- Source material:
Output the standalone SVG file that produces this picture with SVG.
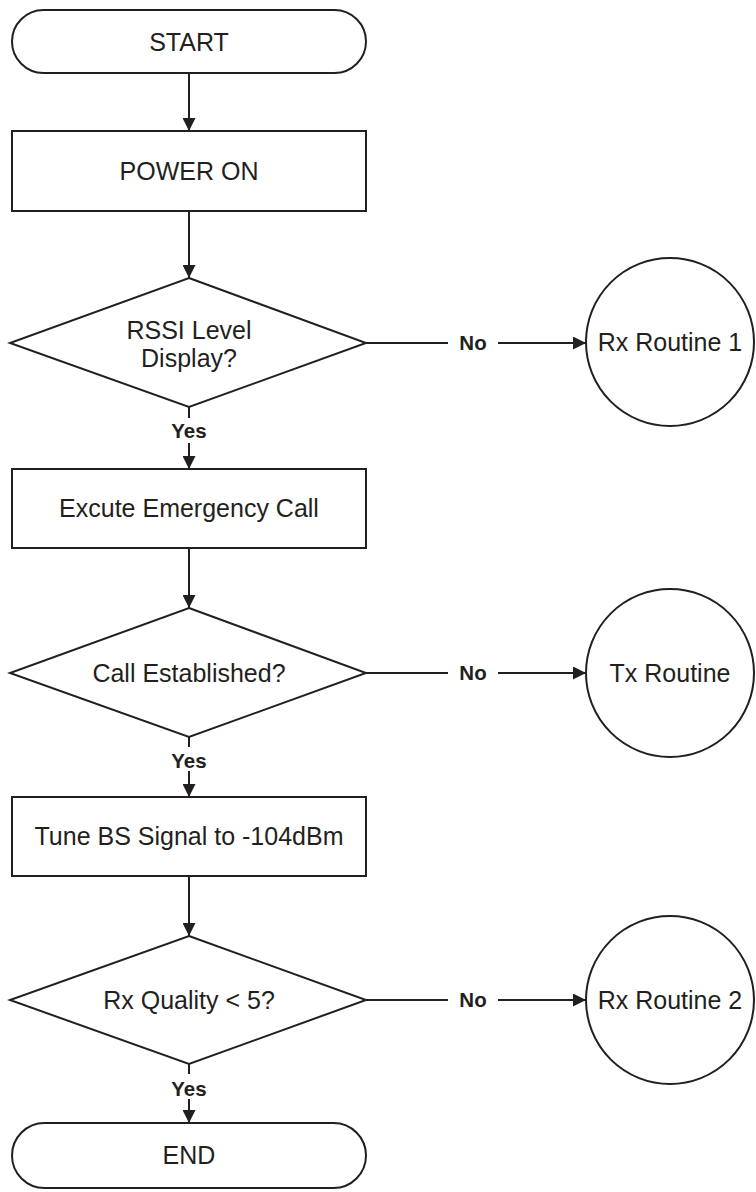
<svg xmlns="http://www.w3.org/2000/svg" width="756" height="1192" viewBox="0 0 756 1192">
<defs>
<marker id="arr" viewBox="0 0 13 13" refX="13" refY="6.5" markerWidth="13" markerHeight="13" markerUnits="userSpaceOnUse" orient="auto">
<path d="M0,0 L13,6.5 L0,13 Z" fill="#231f20"/>
</marker>
<style>
.s{fill:#fff;stroke:#231f20;stroke-width:2}
.t{font-family:"Liberation Sans",Arial,Helvetica,sans-serif;font-size:25px;fill:#231f20;text-anchor:middle}
.l{font-family:"Liberation Sans",Arial,Helvetica,sans-serif;font-size:20.5px;font-weight:bold;fill:#231f20;text-anchor:middle}
.c{fill:none;stroke:#231f20;stroke-width:2}
</style>
</defs>
<rect width="756" height="1192" fill="#fff"/>
<g id="connectors">
<line class="c" x1="189" y1="73" x2="189" y2="131" marker-end="url(#arr)"/>
<line class="c" x1="189" y1="211" x2="189" y2="278" marker-end="url(#arr)"/>
<line class="c" x1="189" y1="407" x2="189" y2="418"/>
<line class="c" x1="189" y1="443" x2="189" y2="469" marker-end="url(#arr)"/>
<line class="c" x1="366" y1="343" x2="448" y2="343"/>
<line class="c" x1="498" y1="343" x2="586" y2="343" marker-end="url(#arr)"/>
<line class="c" x1="189" y1="548" x2="189" y2="608" marker-end="url(#arr)"/>
<line class="c" x1="189" y1="737" x2="189" y2="747"/>
<line class="c" x1="189" y1="771" x2="189" y2="797" marker-end="url(#arr)"/>
<line class="c" x1="366" y1="673" x2="448" y2="673"/>
<line class="c" x1="498" y1="673" x2="586" y2="673" marker-end="url(#arr)"/>
<line class="c" x1="189" y1="876" x2="189" y2="936" marker-end="url(#arr)"/>
<line class="c" x1="189" y1="1064" x2="189" y2="1074"/>
<line class="c" x1="189" y1="1099" x2="189" y2="1123" marker-end="url(#arr)"/>
<line class="c" x1="366" y1="1000" x2="448" y2="1000"/>
<line class="c" x1="498" y1="1000" x2="586" y2="1000" marker-end="url(#arr)"/>
<text class="l" x="189" y="438">Yes</text>
<text class="l" x="473" y="350">No</text>
<text class="l" x="189" y="768">Yes</text>
<text class="l" x="473" y="680">No</text>
<text class="l" x="189" y="1096">Yes</text>
<text class="l" x="473" y="1007">No</text>
</g>
<g id="start">
<rect class="s" x="12" y="10" width="354" height="63" rx="31.5" ry="31.5"/>
<text class="t" x="189" y="51">START</text>
</g>
<g id="power-on">
<rect class="s" x="12" y="131" width="354" height="80"/>
<text class="t" x="189" y="180">POWER ON</text>
</g>
<g id="rssi">
<polygon class="s" points="189,278 366,343 189,407 10,343"/>
<text class="t" x="189" y="339">RSSI Level</text>
<text class="t" x="189" y="367">Display?</text>
</g>
<g id="rx1">
<circle class="s" cx="670" cy="342" r="84"/>
<text class="t" x="670" y="351">Rx Routine 1</text>
</g>
<g id="emergency">
<rect class="s" x="12" y="469" width="354" height="79"/>
<text class="t" x="189" y="517">Excute Emergency Call</text>
</g>
<g id="established">
<polygon class="s" points="189,608 366,673 189,737 10,673"/>
<text class="t" x="189" y="682">Call Established?</text>
</g>
<g id="tx">
<circle class="s" cx="670" cy="673" r="84"/>
<text class="t" x="670" y="682">Tx Routine</text>
</g>
<g id="tune">
<rect class="s" x="12" y="797" width="354" height="79"/>
<text class="t" x="189" y="845">Tune BS Signal to -104dBm</text>
</g>
<g id="quality">
<polygon class="s" points="189,936 366,1000 189,1064 10,1000"/>
<text class="t" x="189" y="1009">Rx Quality &lt; 5?</text>
</g>
<g id="rx2">
<circle class="s" cx="670" cy="1000" r="84"/>
<text class="t" x="670" y="1009">Rx Routine 2</text>
</g>
<g id="end">
<rect class="s" x="12" y="1123" width="354" height="65" rx="32.5" ry="32.5"/>
<text class="t" x="189" y="1164">END</text>
</g>
</svg>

- Brief: Print the listing above in full, exactly as written. Omit any pictures.

- Final result:
Output the standalone SVG file that produces this picture with SVG.
<svg xmlns="http://www.w3.org/2000/svg" width="756" height="1192" viewBox="0 0 756 1192">
<defs>
<marker id="arr" viewBox="0 0 13 13" refX="13" refY="6.5" markerWidth="13" markerHeight="13" markerUnits="userSpaceOnUse" orient="auto">
<path d="M0,0 L13,6.5 L0,13 Z" fill="#231f20"/>
</marker>
<style>
.s{fill:#fff;stroke:#231f20;stroke-width:2}
.t{font-family:"Liberation Sans",Arial,Helvetica,sans-serif;font-size:25px;fill:#231f20;text-anchor:middle}
.l{font-family:"Liberation Sans",Arial,Helvetica,sans-serif;font-size:20.5px;font-weight:bold;fill:#231f20;text-anchor:middle}
.c{fill:none;stroke:#231f20;stroke-width:2}
</style>
</defs>
<rect width="756" height="1192" fill="#fff"/>
<g id="connectors">
<line class="c" x1="189" y1="73" x2="189" y2="131" marker-end="url(#arr)"/>
<line class="c" x1="189" y1="211" x2="189" y2="278" marker-end="url(#arr)"/>
<line class="c" x1="189" y1="407" x2="189" y2="418"/>
<line class="c" x1="189" y1="443" x2="189" y2="469" marker-end="url(#arr)"/>
<line class="c" x1="366" y1="343" x2="448" y2="343"/>
<line class="c" x1="498" y1="343" x2="586" y2="343" marker-end="url(#arr)"/>
<line class="c" x1="189" y1="548" x2="189" y2="608" marker-end="url(#arr)"/>
<line class="c" x1="189" y1="737" x2="189" y2="747"/>
<line class="c" x1="189" y1="771" x2="189" y2="797" marker-end="url(#arr)"/>
<line class="c" x1="366" y1="673" x2="448" y2="673"/>
<line class="c" x1="498" y1="673" x2="586" y2="673" marker-end="url(#arr)"/>
<line class="c" x1="189" y1="876" x2="189" y2="936" marker-end="url(#arr)"/>
<line class="c" x1="189" y1="1064" x2="189" y2="1074"/>
<line class="c" x1="189" y1="1099" x2="189" y2="1123" marker-end="url(#arr)"/>
<line class="c" x1="366" y1="1000" x2="448" y2="1000"/>
<line class="c" x1="498" y1="1000" x2="586" y2="1000" marker-end="url(#arr)"/>
<text class="l" x="189" y="438">Yes</text>
<text class="l" x="473" y="350">No</text>
<text class="l" x="189" y="768">Yes</text>
<text class="l" x="473" y="680">No</text>
<text class="l" x="189" y="1096">Yes</text>
<text class="l" x="473" y="1007">No</text>
</g>
<g id="start">
<rect class="s" x="12" y="10" width="354" height="63" rx="31.5" ry="31.5"/>
<text class="t" x="189" y="51">START</text>
</g>
<g id="power-on">
<rect class="s" x="12" y="131" width="354" height="80"/>
<text class="t" x="189" y="180">POWER ON</text>
</g>
<g id="rssi">
<polygon class="s" points="189,278 366,343 189,407 10,343"/>
<text class="t" x="189" y="339">RSSI Level</text>
<text class="t" x="189" y="367">Display?</text>
</g>
<g id="rx1">
<circle class="s" cx="670" cy="342" r="84"/>
<text class="t" x="670" y="351">Rx Routine 1</text>
</g>
<g id="emergency">
<rect class="s" x="12" y="469" width="354" height="79"/>
<text class="t" x="189" y="517">Excute Emergency Call</text>
</g>
<g id="established">
<polygon class="s" points="189,608 366,673 189,737 10,673"/>
<text class="t" x="189" y="682">Call Established?</text>
</g>
<g id="tx">
<circle class="s" cx="670" cy="673" r="84"/>
<text class="t" x="670" y="682">Tx Routine</text>
</g>
<g id="tune">
<rect class="s" x="12" y="797" width="354" height="79"/>
<text class="t" x="189" y="845">Tune BS Signal to -104dBm</text>
</g>
<g id="quality">
<polygon class="s" points="189,936 366,1000 189,1064 10,1000"/>
<text class="t" x="189" y="1009">Rx Quality &lt; 5?</text>
</g>
<g id="rx2">
<circle class="s" cx="670" cy="1000" r="84"/>
<text class="t" x="670" y="1009">Rx Routine 2</text>
</g>
<g id="end">
<rect class="s" x="12" y="1123" width="354" height="65" rx="32.5" ry="32.5"/>
<text class="t" x="189" y="1164">END</text>
</g>
</svg>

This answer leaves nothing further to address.